Unsurprisingly the conversation turns to "pressure", which has surely ratcheted up a few units in the Abramovich era. "I think it's the same," responds Ranieri. "When you start to be a manager you know that the pressure is a lot. Now when you have the right balance you start to live with this pressure." The right balance for him, despite his avowed passion for antiques (his wife owns two shops) is to live and breathe football. "I like other things, but in this month I like to watch tapes of football," he says. "I'm a lucky man because I love my job. For me it is not my job, it is my life."
It is undoubtedly a big month for Chelsea. Qualification into the knock-out stages of the Champions' League has all but been secured while after today Manchester United coming calling. Games which may shape Ranieri's season and, perhaps, his future. He will take it all in his stride. "My philosophy is the same as before. I want to win, I want to win, I want to win," he says.
Other things have been altered. "Last season we did not buy any players. This season we buy 10 or 11 players and change everything. Now we are working to build a good team. I know that Roman Abramovich wants to put Chelsea at a high level like Milan or Real Madrid."
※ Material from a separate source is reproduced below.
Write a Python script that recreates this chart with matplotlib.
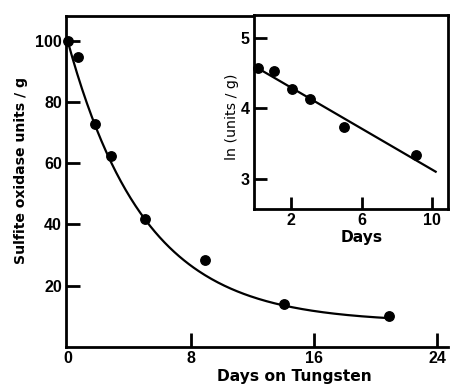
import numpy as np
import matplotlib
matplotlib.use("Agg")
import matplotlib.pyplot as plt

# ---- data ----
main_days = [0.0, 0.7, 1.8, 2.85, 5.0, 8.9, 14.05, 20.9]
main_units = [100.0, 94.5, 72.9, 62.2, 41.7, 28.4, 14.0, 10.1]
main_xticks = [0, 8, 16, 24]
main_yticks = [20, 40, 60, 80, 100]

# fitted decay curve drawn in the figure: plateau + (start - plateau) * exp(-rate * t)
fit_start = 100.0
fit_plateau = 8.0
fit_rate = 0.20
fit_tmax = 20.9

inset_days = [0.1, 1.03, 2.04, 3.08, 5.03, 9.1]
inset_ln = [4.57, 4.53, 4.28, 4.13, 3.74, 3.34]
inset_xticks = [2, 6, 10]
inset_yticks = [3, 4, 5]
# fitted straight line in the inset
line_intercept = 4.59
line_slope = -0.146
line_x = [0.0, 10.2]

FONT = "Liberation Sans"
LABELFONT = ["DejaVu Sans"]
plt.rcParams["font.family"] = [FONT, "DejaVu Sans"]

W, H = 450, 387
fig = plt.figure(figsize=(W / 100, H / 100), dpi=100)

# ---- main axes ----
ax = fig.add_axes([66 / W, 1 - 347 / H, (448 - 66) / W, (347 - 16) / H])
ax.set_xlim(-0.1, 24.7)
ax.set_ylim(0, 108)
for s in ["left", "bottom", "top"]:
    ax.spines[s].set_linewidth(2.0)
ax.spines["right"].set_visible(False)

t = np.linspace(0, fit_tmax, 200)
ax.plot(t, fit_plateau + (fit_start - fit_plateau) * np.exp(-fit_rate * t),
        color="black", lw=1.6, zorder=2)
ax.plot(main_days, main_units, "o", color="black", ms=6.8, zorder=3, clip_on=False)

ax.set_xticks(main_xticks)
ax.set_yticks(main_yticks)
ax.tick_params(direction="in", length=10, width=2.0, labelsize=11.5, pad=3)
for lab in ax.get_xticklabels() + ax.get_yticklabels():
    lab.set_fontweight("bold")
ax.xaxis.get_major_ticks()[0].tick1line.set_visible(False)

fig.text(21 / W, 1 - 170 / H, "Sulfite oxidase units / g", fontsize=10.1,
         fontweight="bold", family=LABELFONT, rotation=90, ha="center", va="center")
fig.text(294 / W, 1 - 377 / H, "Days on Tungsten", fontsize=11.2,
         fontweight="bold", family=LABELFONT, ha="center", va="center")

# ---- inset ----
ins = fig.add_axes([254 / W, 1 - 209 / H, (448 - 254) / W, (209 - 15) / H])
ins.set_facecolor("white")
ins.set_xlim(-0.1, 10.9)
ins.set_ylim(2.57, 5.33)
for s in ins.spines.values():
    s.set_linewidth(2.0)
lx = np.array(line_x)
ins.plot(lx, line_intercept + line_slope * lx, color="black", lw=1.6, zorder=2)
ins.plot(inset_days, inset_ln, "o", color="black", ms=6.8, zorder=3, clip_on=False)
ins.set_xticks(inset_xticks)
ins.set_yticks(inset_yticks)
ins.tick_params(direction="in", length=9, width=2.0, labelsize=11.5, pad=3)
for lab in ins.get_xticklabels() + ins.get_yticklabels():
    lab.set_fontweight("bold")
fig.text(362 / W, 1 - 238 / H, "Days", fontsize=11.2, fontweight="bold",
         family=LABELFONT, ha="center", va="center")
fig.text(232 / W, 1 - 117 / H, "ln (units / g)", fontsize=10.2, family=LABELFONT,
         rotation=90, ha="center", va="center")

fig.savefig("out.png", dpi=100, facecolor="white")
Mention of Madrid reveals how Abramovich operates, according to Ranieri. "I said to Mr Abramovich that Real Madrid are one of the best teams in the world and they have a great player and everything goes around him, and this man is Claude Makelele. I would like to buy him. For me Real Madrid was Claude Makelele."
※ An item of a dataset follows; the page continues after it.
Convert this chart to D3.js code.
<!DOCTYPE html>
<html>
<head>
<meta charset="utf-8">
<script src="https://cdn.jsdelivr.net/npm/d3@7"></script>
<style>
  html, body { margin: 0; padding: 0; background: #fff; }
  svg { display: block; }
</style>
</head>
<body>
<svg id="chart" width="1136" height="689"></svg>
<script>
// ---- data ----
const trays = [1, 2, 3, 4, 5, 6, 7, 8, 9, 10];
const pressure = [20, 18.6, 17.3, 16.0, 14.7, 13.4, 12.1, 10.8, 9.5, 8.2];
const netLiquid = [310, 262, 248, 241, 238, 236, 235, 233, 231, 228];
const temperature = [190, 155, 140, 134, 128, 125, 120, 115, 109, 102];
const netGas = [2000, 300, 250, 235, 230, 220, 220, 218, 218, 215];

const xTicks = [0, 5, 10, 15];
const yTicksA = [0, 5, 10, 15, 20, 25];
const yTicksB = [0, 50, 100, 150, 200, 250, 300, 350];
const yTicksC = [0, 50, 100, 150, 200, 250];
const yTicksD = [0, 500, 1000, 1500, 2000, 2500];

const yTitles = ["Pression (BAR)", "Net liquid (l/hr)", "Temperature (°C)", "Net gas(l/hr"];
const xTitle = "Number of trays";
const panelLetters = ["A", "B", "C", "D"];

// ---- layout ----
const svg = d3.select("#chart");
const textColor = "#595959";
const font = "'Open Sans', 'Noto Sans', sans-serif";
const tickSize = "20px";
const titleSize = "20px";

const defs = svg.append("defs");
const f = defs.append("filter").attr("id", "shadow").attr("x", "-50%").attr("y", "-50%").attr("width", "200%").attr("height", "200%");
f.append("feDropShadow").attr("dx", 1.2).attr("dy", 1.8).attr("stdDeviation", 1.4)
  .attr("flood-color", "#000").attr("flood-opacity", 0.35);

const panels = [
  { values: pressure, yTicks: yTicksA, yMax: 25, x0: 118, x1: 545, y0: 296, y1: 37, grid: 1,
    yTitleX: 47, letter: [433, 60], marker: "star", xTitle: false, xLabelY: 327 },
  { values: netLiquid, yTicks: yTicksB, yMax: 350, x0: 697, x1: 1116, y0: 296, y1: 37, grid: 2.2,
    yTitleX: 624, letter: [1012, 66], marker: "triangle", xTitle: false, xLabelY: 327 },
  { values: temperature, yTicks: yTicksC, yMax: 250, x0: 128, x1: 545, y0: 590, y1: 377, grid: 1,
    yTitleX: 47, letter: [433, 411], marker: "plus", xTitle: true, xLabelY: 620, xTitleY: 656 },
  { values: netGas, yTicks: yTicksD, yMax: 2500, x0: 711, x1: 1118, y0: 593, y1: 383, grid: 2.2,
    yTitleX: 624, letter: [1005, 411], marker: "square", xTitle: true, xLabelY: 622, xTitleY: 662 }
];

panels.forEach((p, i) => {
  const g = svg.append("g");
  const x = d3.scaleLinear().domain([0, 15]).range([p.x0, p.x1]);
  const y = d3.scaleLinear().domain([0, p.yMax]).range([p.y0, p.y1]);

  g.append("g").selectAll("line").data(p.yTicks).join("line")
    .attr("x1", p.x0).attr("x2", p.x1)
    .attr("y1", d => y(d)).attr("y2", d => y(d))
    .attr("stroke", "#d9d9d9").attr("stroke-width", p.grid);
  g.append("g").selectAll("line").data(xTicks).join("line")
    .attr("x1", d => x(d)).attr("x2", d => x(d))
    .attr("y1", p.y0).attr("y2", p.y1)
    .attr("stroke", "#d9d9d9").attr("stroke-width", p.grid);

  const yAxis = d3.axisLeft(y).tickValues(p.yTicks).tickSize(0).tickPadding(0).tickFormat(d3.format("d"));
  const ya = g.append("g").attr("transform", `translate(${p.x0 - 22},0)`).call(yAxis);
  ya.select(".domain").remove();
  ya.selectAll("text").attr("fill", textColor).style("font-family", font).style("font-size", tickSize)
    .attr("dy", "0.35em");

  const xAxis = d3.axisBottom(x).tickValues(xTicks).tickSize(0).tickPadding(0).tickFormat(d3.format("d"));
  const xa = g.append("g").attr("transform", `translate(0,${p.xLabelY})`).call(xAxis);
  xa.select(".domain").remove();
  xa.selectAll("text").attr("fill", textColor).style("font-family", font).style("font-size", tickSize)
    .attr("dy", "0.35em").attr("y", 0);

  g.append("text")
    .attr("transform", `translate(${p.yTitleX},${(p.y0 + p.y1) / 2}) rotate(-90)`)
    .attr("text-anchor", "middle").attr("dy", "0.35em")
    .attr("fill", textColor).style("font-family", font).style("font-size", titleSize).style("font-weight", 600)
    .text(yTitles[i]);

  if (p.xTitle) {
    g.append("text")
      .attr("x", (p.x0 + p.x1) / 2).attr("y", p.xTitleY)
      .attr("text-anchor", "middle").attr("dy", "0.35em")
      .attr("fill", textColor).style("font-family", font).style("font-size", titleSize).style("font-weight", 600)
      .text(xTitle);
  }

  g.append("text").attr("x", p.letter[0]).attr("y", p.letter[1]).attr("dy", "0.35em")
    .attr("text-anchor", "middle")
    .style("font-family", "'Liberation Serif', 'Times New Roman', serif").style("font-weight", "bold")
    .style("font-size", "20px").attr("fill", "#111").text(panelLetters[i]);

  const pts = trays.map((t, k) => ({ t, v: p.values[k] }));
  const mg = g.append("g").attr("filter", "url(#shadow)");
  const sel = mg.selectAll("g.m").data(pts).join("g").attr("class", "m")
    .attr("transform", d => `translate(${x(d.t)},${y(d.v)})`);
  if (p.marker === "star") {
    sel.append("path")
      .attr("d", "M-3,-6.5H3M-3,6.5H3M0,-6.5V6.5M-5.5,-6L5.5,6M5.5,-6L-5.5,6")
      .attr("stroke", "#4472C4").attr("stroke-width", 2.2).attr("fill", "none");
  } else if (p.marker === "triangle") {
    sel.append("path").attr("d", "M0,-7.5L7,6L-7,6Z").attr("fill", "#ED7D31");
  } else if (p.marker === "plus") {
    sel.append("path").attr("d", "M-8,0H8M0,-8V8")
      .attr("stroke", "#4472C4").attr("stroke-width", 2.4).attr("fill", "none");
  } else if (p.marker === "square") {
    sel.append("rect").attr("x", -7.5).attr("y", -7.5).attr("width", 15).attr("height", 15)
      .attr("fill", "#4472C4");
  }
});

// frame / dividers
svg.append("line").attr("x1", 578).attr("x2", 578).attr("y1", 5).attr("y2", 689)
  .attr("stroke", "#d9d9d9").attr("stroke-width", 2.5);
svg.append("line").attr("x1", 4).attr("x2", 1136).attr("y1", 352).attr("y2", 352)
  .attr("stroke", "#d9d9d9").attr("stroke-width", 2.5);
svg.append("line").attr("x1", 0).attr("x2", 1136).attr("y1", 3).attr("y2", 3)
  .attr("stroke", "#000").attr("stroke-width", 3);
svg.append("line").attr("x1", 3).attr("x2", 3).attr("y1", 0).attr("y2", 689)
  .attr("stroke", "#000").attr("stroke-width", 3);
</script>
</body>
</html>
And so Chelsea bought him. The club's billionaire owner, Ranieri maintains, has been supportive in other ways. "He is a good man and always comes into the dressing room after a match," Ranieri explains. "Always he is smiling. After losing against Arsenal he was fantastic. I had said to him that it is important when we lose that he stays with us. When we lost against Besiktas and against Arsenal he was the first in the dressing room and we all appreciated that."
Now Ranieri wants the spending to stop for a while. He says, unconvincingly, that there will be no new arrivals in January. The Tinkerman wants the squad he has to gel. "I have 25 players now, please," he says when questioned. "What do you want... do you want my blood? No, no, no more players."
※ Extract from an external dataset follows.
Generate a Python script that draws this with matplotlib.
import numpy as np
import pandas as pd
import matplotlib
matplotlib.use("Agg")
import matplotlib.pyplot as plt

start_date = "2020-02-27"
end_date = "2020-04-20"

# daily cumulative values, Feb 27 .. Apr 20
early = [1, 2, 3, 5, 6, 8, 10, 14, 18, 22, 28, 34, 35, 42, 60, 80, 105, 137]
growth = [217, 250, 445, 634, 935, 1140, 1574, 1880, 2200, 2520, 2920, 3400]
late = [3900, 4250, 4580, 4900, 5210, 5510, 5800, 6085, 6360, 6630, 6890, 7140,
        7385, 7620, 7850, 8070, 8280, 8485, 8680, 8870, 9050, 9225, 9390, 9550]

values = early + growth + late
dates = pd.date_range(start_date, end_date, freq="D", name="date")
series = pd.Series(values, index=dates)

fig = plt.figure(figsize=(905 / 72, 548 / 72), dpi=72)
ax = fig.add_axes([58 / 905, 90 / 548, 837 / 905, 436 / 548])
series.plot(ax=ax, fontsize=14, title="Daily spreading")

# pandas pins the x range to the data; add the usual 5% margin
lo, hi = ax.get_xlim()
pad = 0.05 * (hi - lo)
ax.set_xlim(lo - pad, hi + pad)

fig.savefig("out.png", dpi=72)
On the subject of new players, the acquisition of one of his most recent - Damien Duff - leads to an explanation of Ranieri's footballing beliefs. "For the Tinkerman, he is right," - because the brilliant young Irishman can play anywhere across the midfield or up front. This philosophy is, Ranieri offers, an Italian-Spanish-English hybrid of the Dutch concept of Total Football. He is "an Italian manager and they are always looking around the world at how other teams are playing". An immediate, domestic influence was the Milan of the early Nineties and Arrigo Sacchi, who did much to dispel the catenaccio approach of the Italians although, further back, Ranieri expounds enthusiastically of the Dutch national team of Rinus Michels. "It was crazy with the tapes - I knew all the movements they made across the pitch," he says.
Ranieri will duel with another eternal enthusiast today - Sir Bobby Robson - and is "curious" to see how his players respond after their midweek triumph. "I like him because he is full of enthusiasm and is fantastic. I would love to be like him." Still working at 70? "I hope, I don't know. I like the pressure. I feel alive," he says. Never more so than now.